Canada's central bank maintained its policy rate at 1.0 percent, as widely expected, and said the "substantial monetary policy stimulus currently in place remains appropriate" but cautioned that the downside risks to inflation "appear to be greater."
The Bank of Canada (BOC), which has maintained its target for the overnight rate at 1.0 percent since September 2010, also said that the risks associated with "elevated household imbalances have not materially changed" and economic growth is broadly in line with the bank's forecast from October.
Last month the BOC dropped its slight tightening bias due to weak global growth that was delaying an expected improvement in Canada's exports and business investments. It also for the first time said the persistently low inflation meant that downside risks was becoming more important.
Canada's headline inflation rate fell to a five-month low of 0.7 percent in October from 1.1 percent due to lower gasoline prices while the core inflation rate fell to 1.2 percent from 1.3 percent.
The BOC, which targets 2.0 percent headline inflation, said "inflation has moved further below the Bank's 2 percent target," and that core inflation was being held down by excess supply and heightened competition in the retail sector, which "looks to be more persistent than anticipated."
The global economy is still expanding at a modest rate, as the BOC expected, while Canada's economy expanded by a faster-than-forecast 2.7 percent in the third quarter, "but its composition does not yet indicate a rebalancing towards exports and investment," the BOC said.

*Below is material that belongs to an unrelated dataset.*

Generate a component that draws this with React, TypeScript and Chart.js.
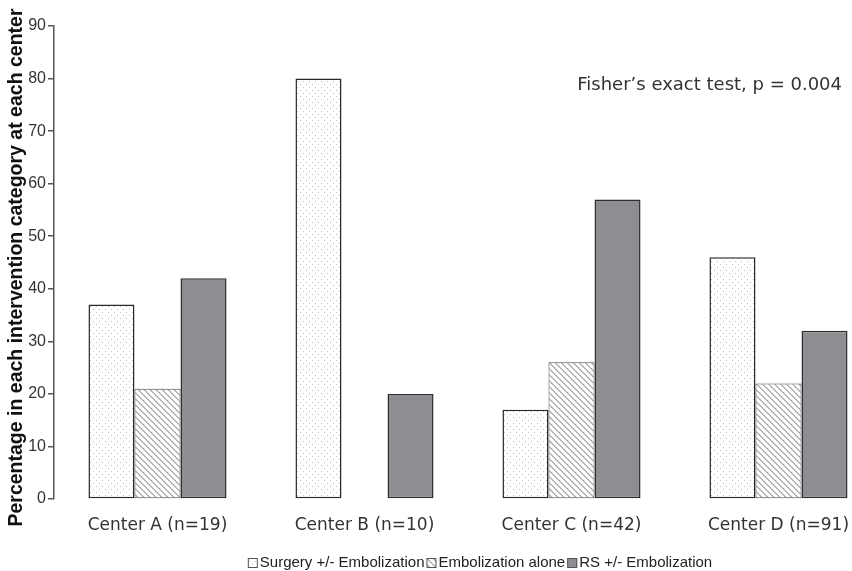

Non-commodity exports continue to disappoint and while business investment is up, the BOC said it was still recovering more slowly than anticipated and the bank still projects a gradual return to full production capacity by the end of 2015.
The housing sector, which the bank wants to avoid overheating, has been stronger than expected but it added this was consistent with updated demographic data and a pulling forward of home purchases in light of the favorable financing conditions.
"The Bank continues to expect a soft landing in the housing market," the BOC said.
The BOC's adoption of a neutral policy stance last month meant that economists pushed back their forecasts for a rate rise by around six months to the second quarter of 2015.
The International Monetary Fund also forecasts that the BOC is unlikely to raise rates before early 2015 with economic growth forecast to rise to 2.25 percent in 2014 from 1.6 percent this year.
However, the Organization for Economic Co-operation and Development (OECD) said the BOC may need to start raising rates in the fourth quarter of 2014 to avoid a build-up of inflationary pressures and then push it to 2.25 percent by the end of 2015.